### TASK GOAL
In the material below, find every line with "this" and pull it out.

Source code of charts
>>>
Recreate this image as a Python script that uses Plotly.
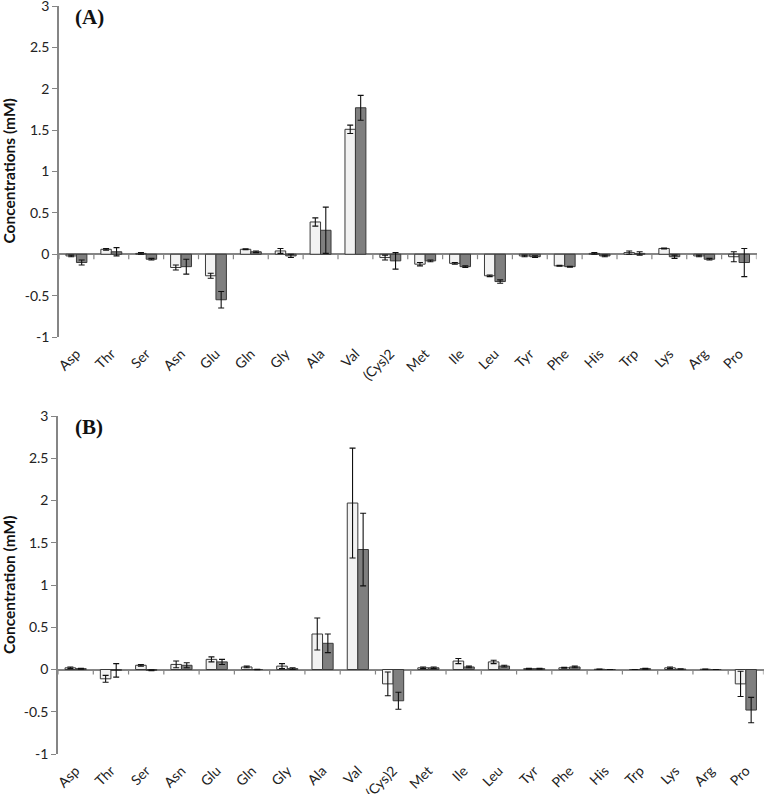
import plotly.graph_objects as go

categories = ["Asp", "Thr", "Ser", "Asn", "Glu", "Gln", "Gly", "Ala", "Val", "(Cys)2",
              "Met", "Ile", "Leu", "Tyr", "Phe", "His", "Trp", "Lys", "Arg", "Pro"]

# Panel (A)
a_light = [-0.02, 0.06, 0.01, -0.16, -0.26, 0.06, 0.04, 0.39, 1.51, -0.04,
           -0.12, -0.11, -0.26, -0.02, -0.14, 0.01, 0.02, 0.07, -0.02, -0.03]
a_light_err = [0.01, 0.01, 0.01, 0.03, 0.03, 0.005, 0.03, 0.05, 0.05, 0.03,
               0.02, 0.01, 0.01, 0.01, 0.005, 0.01, 0.02, 0.005, 0.01, 0.06]
a_dark = [-0.10, 0.03, -0.06, -0.15, -0.55, 0.03, -0.02, 0.29, 1.77, -0.08,
          -0.08, -0.15, -0.33, -0.03, -0.15, -0.02, 0.01, -0.03, -0.06, -0.10]
a_dark_err = [0.03, 0.05, 0.01, 0.09, 0.10, 0.01, 0.02, 0.28, 0.15, 0.10,
              0.01, 0.01, 0.02, 0.01, 0.005, 0.01, 0.02, 0.02, 0.01, 0.17]

# Panel (B)
b_light = [0.02, -0.11, 0.05, 0.06, 0.12, 0.03, 0.04, 0.42, 1.97, -0.17,
           0.02, 0.10, 0.09, 0.01, 0.02, 0.003, 0.0, 0.02, 0.003, -0.17]
b_light_err = [0.01, 0.04, 0.01, 0.04, 0.03, 0.01, 0.03, 0.19, 0.65, 0.14,
               0.01, 0.03, 0.02, 0.005, 0.005, 0.002, 0.0, 0.01, 0.002, 0.15]
b_dark = [0.01, -0.01, -0.01, 0.05, 0.09, 0.0, 0.01, 0.31, 1.42, -0.37,
          0.02, 0.03, 0.04, 0.01, 0.03, 0.0, 0.01, 0.005, 0.0, -0.48]
b_dark_err = [0.005, 0.08, 0.005, 0.03, 0.03, 0.003, 0.01, 0.11, 0.43, 0.10,
              0.01, 0.01, 0.01, 0.005, 0.01, 0.0, 0.005, 0.002, 0.0, 0.15]

y_ticks = [3, 2.5, 2, 1.5, 1, 0.5, 0, -0.5, -1]

W, H = 765, 794
AXIS_GREY = "#858585"
FONT = "Lato, 'Open Sans', sans-serif"

# pixel boxes of the two plot areas: (left, right, top, bottom)
panels = [
    dict(x="x", y="y", box=(59, 756.5, 6, 337), light=a_light, light_err=a_light_err,
         dark=a_dark, dark_err=a_dark_err, ytitle="Concentrations (mM)", tag="(A)"),
    dict(x="x2", y="y2", box=(58, 763.5, 416, 754), light=b_light, light_err=b_light_err,
         dark=b_dark, dark_err=b_dark_err, ytitle="Concentration (mM)", tag="(B)"),
]

fig = go.Figure()
layout = {}
annotations = []
shapes = []

for k, p in enumerate(panels):
    l, r, t, b = p["box"]
    for vals, errs, fill in ((p["light"], p["light_err"], "#f2f2f2"),
                             (p["dark"], p["dark_err"], "#7f7f7f")):
        fig.add_trace(go.Bar(
            x=categories, y=vals,
            xaxis=p["x"], yaxis=p["y"],
            marker=dict(color=fill, line=dict(color="#3a3a3a", width=1)),
            error_y=dict(type="data", array=errs, visible=True,
                         color="#111111", thickness=1.1, width=3),
            showlegend=False,
        ))
    xname = "xaxis" if k == 0 else "xaxis2"
    yname = "yaxis" if k == 0 else "yaxis2"
    layout[xname] = dict(
        domain=[l / W, r / W], anchor=p["y"], type="category",
        categoryorder="array", categoryarray=categories,
        range=[-0.5, len(categories) - 0.5],
        showline=False, showgrid=False, zeroline=False, ticks="",
        tickangle=-45, ticklabelstandoff=5, ticklabeloverflow="allow",
        tickfont=dict(family=FONT, size=14, color="#222222"),
        automargin=False, fixedrange=True,
    )
    layout[yname] = dict(
        domain=[1 - b / H, 1 - t / H], anchor=p["x"], range=[-1, 3],
        tickmode="array", tickvals=y_ticks, ticktext=[f"{v:g}" for v in y_ticks],
        showline=True, linecolor=AXIS_GREY, linewidth=1.5,
        ticks="outside", ticklen=5, tickcolor=AXIS_GREY, tickwidth=1.2,
        showgrid=False, zeroline=True, zerolinecolor=AXIS_GREY, zerolinewidth=1.5,
        ticklabeloverflow="allow",
        tickfont=dict(family=FONT, size=14, color="#222222"),
        automargin=False, fixedrange=True,
    )
    # category boundary ticks on the zero line
    for i in range(len(categories) + 1):
        shapes.append(dict(
            type="line", xref=p["x"], yref=p["y"],
            x0=i - 0.5, x1=i - 0.5, ysizemode="pixel", yanchor=0, y0=0, y1=-5,
            line=dict(color=AXIS_GREY, width=1.2),
        ))
    annotations.append(dict(
        text=p["ytitle"], textangle=-90, xref="paper", yref="paper",
        x=9 / W, y=1 - (t + b) / 2 / H, showarrow=False,
        font=dict(family=FONT, size=15.5, color="#111111", weight="bold"),
        xanchor="center", yanchor="middle",
    ))
    annotations.append(dict(
        text="<b>" + p["tag"] + "</b>", xref="paper", yref="paper",
        x=73 / W, y=1 - (t + 11) / H, showarrow=False,
        font=dict(family="'Liberation Serif', 'Times New Roman', serif", size=21, color="#111111"),
        xanchor="left", yanchor="middle",
    ))

fig.update_layout(
    **layout,
    width=W, height=H,
    margin=dict(l=0, r=0, t=0, b=0),
    paper_bgcolor="white", plot_bgcolor="white",
    barmode="group", bargap=0.4, bargroupgap=0,
    annotations=annotations, shapes=shapes,
)

fig.write_html("out.html", config={"displayModeBar": False},
               post_script="document.body.style.margin='0px';")
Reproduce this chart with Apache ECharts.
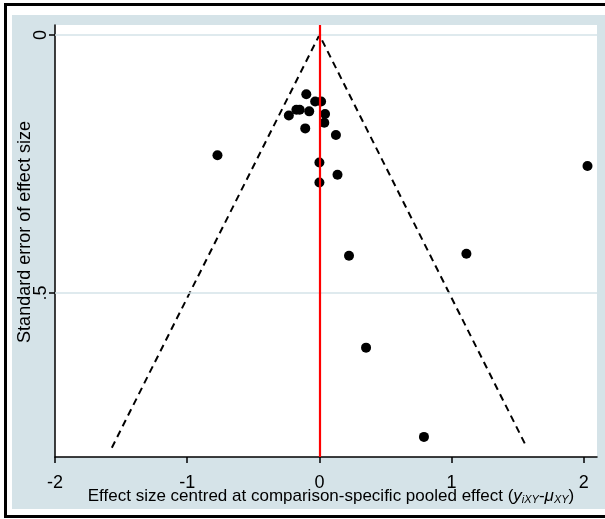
<!DOCTYPE html>
<html>
<head>
<meta charset="utf-8">
<script src="https://cdn.jsdelivr.net/npm/echarts@6.0.0/dist/echarts.min.js"></script>
<style>
  html, body { margin: 0; padding: 0; background: #ffffff; width: 605px; height: 519px; overflow: hidden; }
  #frame { position: absolute; left: 4px; top: 3px; width: 620px; height: 509px; border: 3px solid #000; border-right: none; }
  #panel { position: absolute; left: 12px; top: 15px; width: 593px; height: 494px; background: #d5e3e8; }
  #chart { position: absolute; left: 0; top: 0; width: 605px; height: 519px; }
</style>
</head>
<body>
<div id="frame"></div>
<div id="panel"></div>
<div id="chart"></div>
<script>
// ---- data ----
const xTicks = [-2, -1, 0, 1, 2];
const yTicks = [0, 0.5];
const yTickLabels = ['0', '.5'];

// effect size centred at comparison-specific pooled effect
const effect = [-0.099, -0.032, 0.013, -0.231, -0.174, -0.149, -0.077, 0.043, 0.037, -0.107,
                0.125, -0.771, 0.000, 0.137, 0.000, 2.028, 1.112, 0.224, 0.353, 0.791];
// standard error of effect size
const stdErr = [0.115, 0.129, 0.129, 0.156, 0.145, 0.145, 0.148, 0.153, 0.170, 0.181,
                0.194, 0.233, 0.247, 0.271, 0.286, 0.254, 0.424, 0.428, 0.606, 0.779];

// pseudo 95% confidence limits (funnel)
const funnelX = [-1.57, 0, 1.57];
const funnelY = [0.80, 0, 0.80];

const refLine = 0;

const points = effect.map((v, i) => [v, stdErr[i]]);
const funnel = funnelX.map((v, i) => [v, funnelY[i]]);

const chart = echarts.init(document.getElementById('chart'), null, { renderer: 'canvas' });
const font = 'Liberation Sans, Arial, sans-serif';

chart.setOption({
  animation: false,
  backgroundColor: 'transparent',
  grid: {
    left: 55, top: 25, width: 542, height: 432,
    containLabel: false,
    outerBoundsMode: 'none',
    show: true, backgroundColor: '#ffffff', borderWidth: 0
  },
  xAxis: {
    type: 'value',
    min: -2, max: 2.1,
    axisLine: { show: true, onZero: false, lineStyle: { color: '#000', width: 1.5 } },
    axisTick: { show: true, length: 6, customValues: xTicks, lineStyle: { color: '#000', width: 1.5 } },
    axisLabel: { customValues: xTicks, color: '#000', fontSize: 18, fontFamily: font, margin: 17,
                 formatter: v => String(v) },
    splitLine: { show: false },
    name: '{n|Effect size centred at comparison-specific pooled effect (}{i|y}{s|iXY}{n|-}{i|μ}{s|XY}{n|)}',
    nameLocation: 'middle',
    nameMoveOverlap: false,
    nameGap: 31,
    nameTextStyle: {
      padding: [0, 0, 0, 10],
      rich: {
        n: { fontSize: 17, fontFamily: font, color: '#000' },
        i: { fontSize: 17, fontFamily: font, fontStyle: 'italic', color: '#000' },
        s: { fontSize: 11, fontFamily: font, fontStyle: 'italic', color: '#000', padding: [6, 0, 0, 0] }
      }
    }
  },
  yAxis: {
    type: 'value',
    inverse: true,
    min: -0.0194, max: 0.818,
    axisLine: { show: true, onZero: false, lineStyle: { color: '#000', width: 1.5 } },
    axisTick: { show: true, length: 6, customValues: yTicks, lineStyle: { color: '#000', width: 1.5 } },
    axisLabel: { customValues: yTicks, color: '#000', fontSize: 18, fontFamily: font, rotate: 90, margin: 5,
                 formatter: v => yTickLabels[yTicks.indexOf(v)] },
    splitLine: { show: false },
    name: 'Standard error of effect size',
    nameLocation: 'middle',
    nameMoveOverlap: false,
    nameGap: 21,
    nameTextStyle: { fontSize: 18, fontFamily: font, color: '#000', padding: [0, 0, 0, 18] }
  },
  series: [
    {
      type: 'line',
      z: 1,
      data: [],
      silent: true,
      markLine: {
        silent: true, symbol: 'none', label: { show: false },
        lineStyle: { color: '#d5e3e8', width: 1.5, type: 'solid' },
        data: yTicks.map(v => ({ yAxis: v }))
      }
    },
    {
      type: 'line',
      z: 2,
      data: funnel,
      showSymbol: false,
      symbol: 'none',
      lineStyle: { color: '#000', width: 2, type: [7, 5] },
      markLine: {
        silent: true, symbol: 'none', label: { show: false },
        lineStyle: { color: '#ff0000', width: 2.2, type: 'solid' },
        data: [{ xAxis: refLine }]
      }
    },
    {
      type: 'scatter',
      z: 3,
      data: points,
      symbol: 'circle',
      symbolSize: 10,
      itemStyle: { color: '#000', opacity: 1 }
    }
  ]
});
</script>
</body>
</html>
<<<
### FINAL RESULT
Recreate this image as a Python script that uses Plotly.
Reproduce this chart with Apache ECharts.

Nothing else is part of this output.